The merge would look something like this:

amarr_sell_value.merge(jita_sell_value, how="outer", on="id")

Where the join of the two DataFrames would be on matching orders for item ids, however, because of the outer join, if either side is join on the id search, the row is still added, with the missing side as null.

Using DataFrame.apply() with lambda functions to process data to actionable data

I believe I applied this in not the best way, but would need to do some research in order to verify it this is the case or not.

In essence, it comes down to using a function and applying it to a DataFrame. This is a much more efficient way of applying some processing on rows than doing it over an iterator.

In this example I used it the following way:

def process_data(processed_hub_row, region):
    hsv = processed_hub_row.price_x
    jsv = processed_hub_row.price_y
    jbv = processed_hub_row.price

    processed_hub_row["diff"] = hsv - jsv
    processed_hub_row["sell_margin"] = 1 - (jsv / hsv)

    processed_hub_row["sell_margin"]

    processed_hub_row["buy_margin"] = 1 - (jbv / hsv)
    return processed_hub_row

...


df = amarr_sell_value.merge(jita_sell_value, how="outer", on="id")
    .merge(jita_buy_value, how="outer", on="id")
    .apply(lambda x: process_data(x, region), axis=1)

In this case, I’m applying a couple of merges as explained before, and then applying a function to them. The function, on a high level, is doing some basic operations between existing rows within these previous merges which would be helpful to evaluate if an item is or isn’t a viable candidate to arbitrage. Then adds them to the DataFrame as new rows.

This is the preferred way to do some function processing, instead of using a python iterator over all the rows of a DataFrame. It is much more time efficient.

Conclusions

Pandas has a lot of built in functions which save time instead of building similar functions to do similar things. Also, makes reading said code much easier. There are advantages to this, especially when dealing with large data sets.

Also, I got to recall a lot of the concepts used in SQL, a query language that I wanted to brush up on. Though no SQL was used, I did recall many concepts like RIGHT/LEFT/INNER/OUTER JOIN through .merge and GROUP BY, ORDER BY through .groupby function, which are the fundamentals of the syntax.

However, in testing, noticed that for all the processes needed to yield the final actionable DataFrame took much longer to execute than running using everything via native python data structures. The execution time in using Pandas DataFrames took about 1 minute 15 seconds long, which doesn’t include the harvesting of the data from the API (~25 seconds) vs 49 seconds using native python dictionaries!

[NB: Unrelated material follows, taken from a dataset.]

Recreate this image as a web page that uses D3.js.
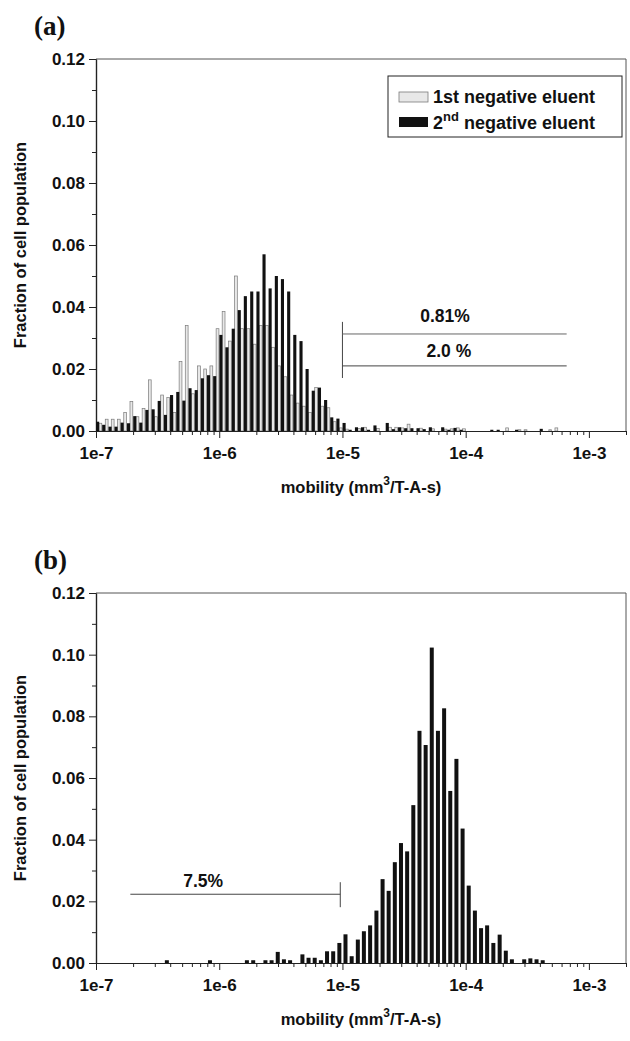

26 seconds doesn’t seem like much, but at this moment, the advantage and functions built into pandas DataFrames are not a huge advantage in this project. In fact, if down the line the pandas DataFrame is useful for other data analysis, then we’ll cross that bridge when we get there, and use the CSV data generated from this first phase to feed the new analysis using a pandas DataFrame. But will have to keep in mind the slowness of the data structure.

Additionally, I found out recently about another data structure that, essentially is a faster Pandas library. This data structure library is called Polars. A self described “Lightning-fast DataFrame library for Rust and Python”, seems to address Pandas and it’s slowness shortcomings. Might be worth a look in the near future, at least to see if it’s comparable to Pandas in terms of functionality.

For now, I will continue to use a dictionaries and lists, together with iterators. If the need for a DataFrame outweighs the speediness of native python data structures, then we’ll make that decision down the line to use Pandas or Polars.